想用Go写爬虫联系一下语法的,结果数据类型转换还不熟悉。
强行 map嵌套取值就会报错type interface {} does not support indexing
// 示例字符串
resString := `
{
"args": {},
"headers": {
"Accept-Encoding": "gzip",
"Host": "httpbin.org",
"User-Agent": "GRequests/0.10",
"X-Amzn-Trace-Id": "Root=1-5f3f3xxxxxxccdc4068"
},
"origin": "11.11.11.22",
"url": "http://httpbin.org/get"
}
`
func StringToMap(content string) map[string]interface{}{
var resMap map[string]interface{}
err := json.Unmarshal([]byte(content), &resMap)
if err != nil {
fmt.Println("string转map失败", err)
}
return resMap
}
resMap := StringToMap(resString)
fmt.Println("url取值", resMap["url"], reflect.TypeOf(resMap["url"]))
resMap["url"]
是一个insterface类型,如下转成stringresMap["url"].(string)
接着上面的例子,比如要取headers
里面的Host
值
如果是直接
resMap["headers"]["Host"]
就会报错 type interface {} does not support indexing
// 内部嵌套的map 也要转换
innerMap := resMap["headers"].(map[string]interface{})
fmt.Println("Host取值", innerMap["Host"], reflect.TypeOf(innerMap["Host"]))
我使用了Go二次封装的http库 grequests https://github.com/levigross/grequests
对目标网址发送请求,返回一个json类型字符串。
目标网址Get请求: http://httpbin.org/get
会得到一个Json字符串
{
"args": {},
"headers": {
"Accept": "text/html,application/xhtml+xml,application/xml;q=0.9,image/webp,image/apng,*/*;q=0.8,application/signed-exchange;v=b3;q=0.9",
"Accept-Encoding": "gzip, deflate",
"Accept-Language": "zh-CN,zh;q=0.9",
"Host": "httpbin.org",
"Upgrade-Insecure-Requests": "1",
"User-Agent": "Mozilla/5.0 (Macintosh; xx) Appit/537.3xxxxx6 (KxxxxHTML, like Gecko) Chrome/84.0.414xxx25 xxxxx37.36",
"X-Amzn-Trace-Id": "Root=1-5f3f3bae-cxxxxxxdb4121b44de07769"
},
"origin": "111.111.111.111",
"url": "http://httpbin.org/get"
}
package main
import (
"encoding/json"
"fmt"
"github.com/levigross/grequests"
"reflect"
)
func main() {
//You can modify the request by passing an optional RequestOptions struc
//resp, err := grequests.Get("http://httpbin.org/get", nil)
//
//if err != nil {
// fmt.Println("Unable to make request: ", err)
//}
//resString := resp.String()
//
//fmt.Println(resString)
resString := `
{
"args": {},
"headers": {
"Accept-Encoding": "gzip",
"Host": "httpbin.org",
"User-Agent": "GRequests/0.10",
"X-Amzn-Trace-Id": "Root=1-5f3f3e21-44e7f0e4cec2d98cccdc4068"
},
"origin": "116.233.234.60",
"url": "http://httpbin.org/get"
}
`
var resMap map[string]interface{}
err := json.Unmarshal([]byte(resString), &resMap)
if err != nil {
fmt.Println("string转map失败", err)
}
// go type interface {} does not support indexing
fmt.Println("args取值", resMap["args"], reflect.TypeOf(resMap["args"]))

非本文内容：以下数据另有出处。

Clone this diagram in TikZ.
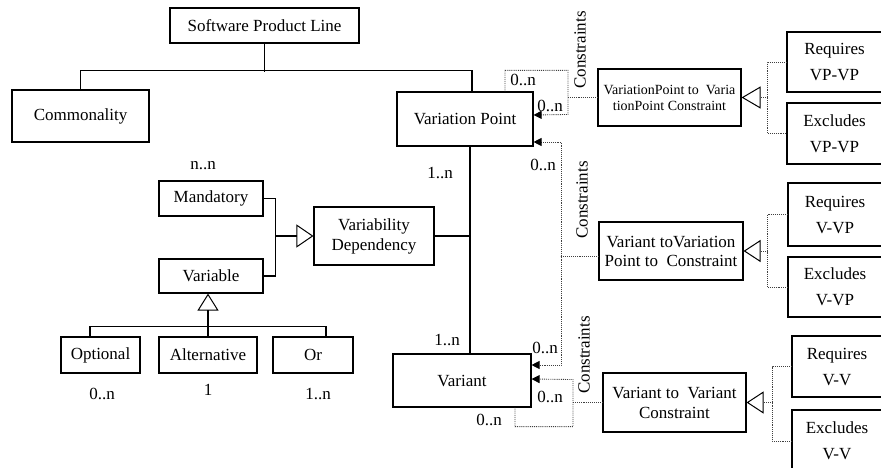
\documentclass[tikz,border=0pt]{standalone}
\usepackage{fontspec}
\setmainfont{Liberation Serif}
\usetikzlibrary{arrows.meta}
\begin{document}
\begin{tikzpicture}[x=1pt,y=-1pt,
  font=\fontsize{17}{20}\selectfont,
  box/.style={draw, line width=1.1pt, inner sep=0pt, align=center},
  ln/.style={line width=1.1pt},
  dl/.style={densely dotted, line width=0.9pt, black!75},
  lab/.style={inner sep=0pt},
  ftip/.style={-{Triangle[length=8pt,width=8pt,color=black]}},
  btip/.style={{Triangle[length=8pt,width=8pt,color=black]}-{Triangle[length=8pt,width=8pt,color=black]}},
  otri/.style={-{Triangle[open,length=#1,width=22pt,line width=1pt,color=black,fill=white]}}
]
\path[use as bounding box] (0,0) rectangle (881,468);
\clip (0,0) rectangle (881,468);

% main boxes
\node[box, minimum width=189pt, minimum height=35pt] (spl) at (264.5,25.5) {Software Product Line};
\node[box, minimum width=137pt, minimum height=52pt] (comm) at (80.5,116) {Commonality};
\node[box, minimum width=136pt, minimum height=54pt] (vp) at (465,119) {Variation Point};
\node[box, minimum width=104pt, minimum height=35pt] (mand) at (211,198.5) {Mandatory};
\node[box, minimum width=104pt, minimum height=34pt] (varbl) at (211,276) {Variable};
\node[box, minimum width=120pt, minimum height=58pt] (vd) at (374,236) {Variability\\Dependency};
\node[box, minimum width=79pt, minimum height=36pt] (opt) at (100.5,355) {Optional};
\node[box, minimum width=98pt, minimum height=36pt] (alt) at (208,355) {Alternative};
\node[box, minimum width=80pt, minimum height=36pt] (orn) at (313,355) {Or};
\node[box, minimum width=138pt, minimum height=53pt] (vnt) at (462,380.5) {Variant};

% constraint boxes
\node[box, minimum width=143pt, minimum height=57pt, font=\fontsize{14}{16}\selectfont] (vpc) at (669.5,97.5) {VariationPoint to\ \ Varia\\tionPoint Constraint};
\node[box, minimum width=144pt, minimum height=58pt, font=\fontsize{17}{19}\selectfont] (vvpc) at (671,251) {Variant toVariation\\Point to\ \ Constraint};
\node[box, minimum width=143pt, minimum height=59pt, font=\fontsize{17}{20}\selectfont] (vvc) at (674.5,402.5) {Variant to\ \ Variant\\Constraint};

% requires / excludes boxes (cut at right edge)
\node[box, minimum width=95pt, minimum height=60pt, font=\fontsize{17}{26}\selectfont] (rvpvp) at (834.5,62) {Requires\\VP-VP};
\node[box, minimum width=95pt, minimum height=61pt, font=\fontsize{17}{26}\selectfont] (evpvp) at (834.5,133.5) {Excludes\\VP-VP};
\node[box, minimum width=94pt, minimum height=63pt, font=\fontsize{17}{26}\selectfont] (rvvp) at (835,214.5) {Requires\\V-VP};
\node[box, minimum width=94pt, minimum height=60pt, font=\fontsize{17}{26}\selectfont] (evvp) at (835,287) {Excludes\\V-VP};
\node[box, minimum width=90pt, minimum height=61pt, font=\fontsize{17}{26}\selectfont] (rvv) at (837,366.5) {Requires\\V-V};
\node[box, minimum width=90pt, minimum height=62pt, font=\fontsize{17}{26}\selectfont] (evv) at (837,441) {Excludes\\V-V};

% tree connectors
\draw[ln] (spl.south) -- ++(0,28);
\draw[ln] (comm.north) -- ++(0,-19) -- ++(391.5,0) -- ([xshift=7pt]vp.north);
\coordinate (vline) at ([xshift=5pt]vp.south);
\draw[ln] (vline) -- ([xshift=8pt]vnt.north);
\draw[ln] (vd.east) -- (vd.east -| vline);
\draw[ln] (mand.east) -- ++(12,0) |- (varbl.east);
\draw[ln,-{Triangle[open,length=17pt,width=23pt,line width=1pt]}] ([xshift=12pt]mand.east |- vd.west) -- (vd.west);
\draw[ln,-{Triangle[open,length=17pt,width=21pt,line width=1pt]}] (alt.north) -- (alt.north |- varbl.south);
\draw[ln] ([xshift=-10.5pt]opt.north) -- ++(0,-10) -| ([xshift=13pt]orn.north);

% dotted constraint links
\draw[dl,ftip] ([xshift=40pt]vp.north) -- ++(0,-21) -- ++(63,0) -- ++(0,44) -- ([yshift=4pt]vp.east);
\draw[dl] (vpc.west) -- ++(-30,0);
\draw[dl,btip] ([yshift=-23pt]vp.east) -- ++(28,0) -- ++(0,223) -- ([yshift=15.5pt]vnt.east);
\draw[dl] ([yshift=-5pt]vvpc.west) -- ++(-38,0);
\draw[dl,ftip] ([xshift=53pt]vnt.south) -- ++(0,19) -- ++(58,0) -- ++(0,-47) -- ([yshift=1.5pt]vnt.east);
\draw[dl] (vvc.west) -- ++(-30,0);

% specialisation triangles
\draw[dl] (rvpvp.west) -- ++(-19,0) |- (evpvp.west);
\draw[dl,otri=19pt] ([xshift=-19pt]rvpvp.west |- vpc.east) -- (vpc.east);
\draw[dl] (rvvp.west) -- ++(-20,0) |- (evvp.west);
\draw[dl,otri=17pt] ([xshift=-20pt]rvvp.west |- vvpc.east) -- (vvpc.east);
\draw[dl] (rvv.west) -- ++(-19,0) |- (evv.west);
\draw[dl,otri=17pt] ([xshift=-19pt]rvv.west |- vvc.east) -- (vvc.east);

% multiplicities
\node[lab] (m1) at (523,80) {0..n};
\node[lab] (m2) at (550,106) {0..n};
\node[lab] (m3) at (543,165) {0..n};
\node[lab] (m4) at (545,348) {0..n};
\node[lab] (m5) at (550,397) {0..n};
\node[lab] (m6) at (489,420) {0..n};
\node[lab] (m7) at (447,340) {1..n};
\node[lab] (m8) at (440,173) {1..n};
\node[lab] (m9) at (203,166) {n..n};
\node[lab] (m10) at (102,394) {0..n};
\node[lab] (m11) at (208,390) {1};
\node[lab] (m12) at (318,394) {1..n};

% constraint labels
\node[lab, rotate=90] (k1) at (580,50) {Constraints};
\node[lab, rotate=90] (k2) at (582,200) {Constraints};
\node[lab, rotate=90] (k3) at (584,355) {Constraints};
\end{tikzpicture}
\end{document}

fmt.Println("origin取值", resMap["origin"], reflect.TypeOf(resMap["origin"]))
// 内部嵌套的map 也要转换
innerMap := resMap["headers"].(map[string]interface{})
fmt.Println("Host取值", innerMap["Host"], reflect.TypeOf(innerMap["Host"]))
}
输出
args取值 map[] map[string]interface {}
origin取值 116.233.234.60 string
Host取值 httpbin.org string
还有个二次封装的请求库,看起来也不错
github.com/imroc/req
Go 这些数据类型操作,还是有些繁琐,相对比Python这些操作,就显得很简洁了。